Thank you for your response. I am using all of the stock training/evaluation code available at compress ai. It is given below. For instance in examples/train.py.

    train_transforms = transforms.Compose(
        [transforms.RandomCrop(args.patch_size), transforms.ToTensor()]
    )

    test_transforms = transforms.Compose(
        [transforms.CenterCrop(args.patch_size), transforms.ToTensor()]
    )

Here transforms.ToTensor() will transform PIL Image of [0,255] to [0,1]. Similarly in eval_model/__main.py__

def read_image(filepath: str) -> torch.Tensor:
    assert filepath.is_file()
    img = Image.open(filepath).convert("RGB")
    return transforms.ToTensor()(img)

To my surprise, I downloaded orignal pretrained model for hyper priors and ran the evaluation code, It gave me orignal numbers (provided by you in the compressai). I am unsure what exactly could be the problem. i also checked the reconstructed images x['hat'] and they look normal.

What test should i run to ensure everything in the pipeline is correct? What do you suggest?

YodaEmbedding commented 1 year ago

Some other possibilities:

At some point, x is given to the decoder-side, and that ends up influencing x_hat.
PSNR is not computed between the PSNR(x, x_hat) but instead between PSNR(x, Q(x)) or PSNR(x_hat, Q(x_hat)) or something like that.
The log likelihood sum (i.e. rate) is not being computed properly since the dict datastructure outputted by compress is in a different format -- ensure all the keys and lists are in the exact same way as the reference model implementations from CompressAI.

What are the changes you made to the script/repository? Does training work without those changes?

danishnazir commented 1 year ago

Thank you for your response. I rechecked my pipeline and I agree with you first point , x was indeed passed to the decoder side (un-knowingly), which likely caused this issue. Although it was not intended and out of scope of compressAI but could you maybe explain why exactly we can not pass x to the decoder (I looked at some literature but couldnt find any satisfiable answer). In my opinion, passing x to the decoder should only enhance the image reconstruction task without influencing much on the compression performance (bitrate) itself. Is it because of the tradeoff between rate and distortion? or am i missing something very obvious.

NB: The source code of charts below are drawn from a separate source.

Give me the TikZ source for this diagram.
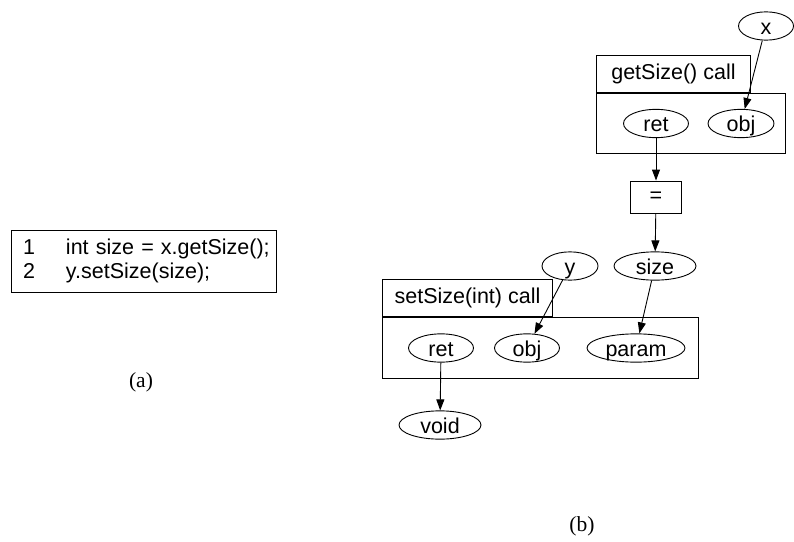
\documentclass[tikz,border=0pt]{standalone}
\usepackage{fontspec}
\setmainfont{Liberation Sans}
\newfontfamily\capfont{Liberation Serif}
\usetikzlibrary{positioning, arrows.meta, shapes.geometric}

\begin{document}
\begin{tikzpicture}[x=1pt, y=-1pt, line width=0.9pt,
    font=\fontsize{21.5}{24}\selectfont,
    port/.style={draw, ellipse, inner sep=0pt, minimum height=27pt,
                 text height=18pt, text depth=2pt},
    titlebox/.style={draw, rectangle, inner sep=0pt, minimum height=37pt, anchor=south west},
    bodybox/.style={draw, rectangle, inner sep=0pt, anchor=north west},
    flow/.style={-{Triangle[length=11pt, width=8pt]}}]
  \useasboundingbox (0,0) rectangle (794,541);

  % (a) the two source lines
  \node[draw, inner xsep=7pt, inner ysep=0pt, text width=251pt,
        minimum height=62pt, align=left] (code) at (143.5,261) {%
    \mbox{\makebox[48pt][l]{\hspace*{5pt}1}int size = x.getSize();}\\
    \mbox{\makebox[48pt][l]{\hspace*{5pt}2}y.setSize(size);}};
  \node[font=\capfont\fontsize{21.5}{24}\selectfont] (capa) at (141,382) {(a)};

  % (b) getSize() call
  \node[bodybox, minimum width=189pt, minimum height=60pt] (getbody) at (596,93) {};
  \node[titlebox, minimum width=154pt] (gettitle) at (getbody.north west) {getSize() call};
  \node[port, minimum width=65pt] (getret) at (656,123.5) {ret};
  \node[port, minimum width=66pt] (getobj) at (741,123.5) {obj};
  \node[port, minimum width=55pt] (x) at (766,26) {x};

  \node[draw, rectangle, inner sep=0pt, minimum width=51pt, minimum height=32pt] (assign) at (656,197) {=};
  \node[port, minimum width=82pt] (size) at (655,266) {size};
  \node[port, minimum width=56pt] (y) at (570,266) {y};

  % (b) setSize(int) call
  \node[bodybox, minimum width=316pt, minimum height=61pt] (setbody) at (382,317) {};
  \node[titlebox, minimum width=170pt] (settitle) at (setbody.north west) {setSize(int) call};
  \node[port, minimum width=65pt] (setret) at (441,348) {ret};
  \node[port, minimum width=65pt] (setobj) at (527,348) {obj};
  \node[port, minimum width=98pt] (param) at (636,348) {param};
  \node[port, minimum width=82pt] (void) at (440,425) {void};

  \draw[flow] (x) -- (getobj);
  \draw[flow] (getret) -- (assign);
  \draw[flow] (assign) -- (size);
  \draw[flow] (y) -- (setobj);
  \draw[flow] (size) -- (param);
  \draw[flow] (setret) -- (void);

  \node[font=\capfont\fontsize{21.5}{24}\selectfont] (capb) at (582,526) {(b)};
\end{tikzpicture}
\end{document}
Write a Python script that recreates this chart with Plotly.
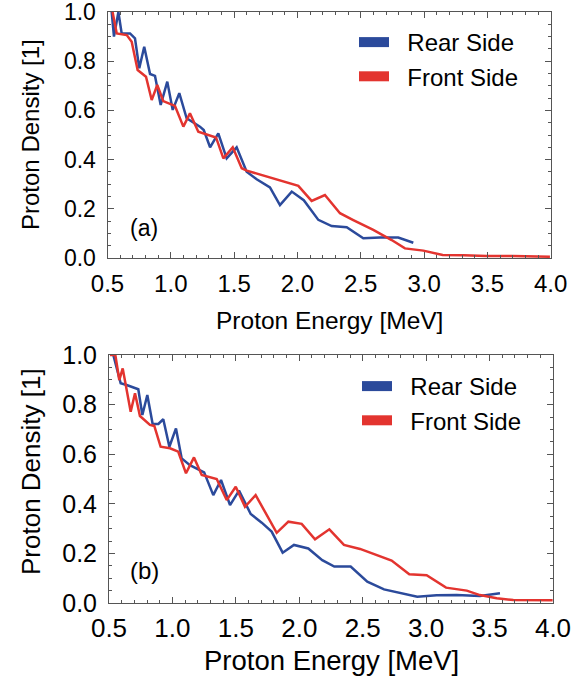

YodaEmbedding commented 1 year ago

A realistic decoder should only receive compressed data. The amount of data it receives is proportional to the rate. If the decoder receives x, then it should (i) simply output x, since that is the best quality reconstruction, and (ii) include the size of uncompressed x in the rate calculation.

Using x to enhance the image reconstruction task should only be done at the encoder side. The enhancement will cost some amount of bits, which is a tradeoff.

An encoder may contain part (or all) of the decoder, if desired.

danishnazir commented 1 year ago

Thank you for your answer, Just one quick follow up question. What exactly does this mean?

(ii) include the size of uncompressed x in the rate calculation.

Arent we already using uncompressed x in the rate calculation. For instance the code below, bpp is normalized by x . What should we add to calculate the rate if hypothetically we give x or feature maps of x to decoder.

    num_pixels = x.size(0) * x.size(2) * x.size(3)
    bpp = sum(len(s[0]) for s in out_enc["strings"]) * 8.0 / num_pixels

YodaEmbedding commented 1 year ago

That relies upon x.size, which can be considered a tuple of approximately 6 bytes. If that is the only usage of x within the decoder, the problem may be something else. Check what s[0] contains. It expects a byte string; is it a list/dict instead?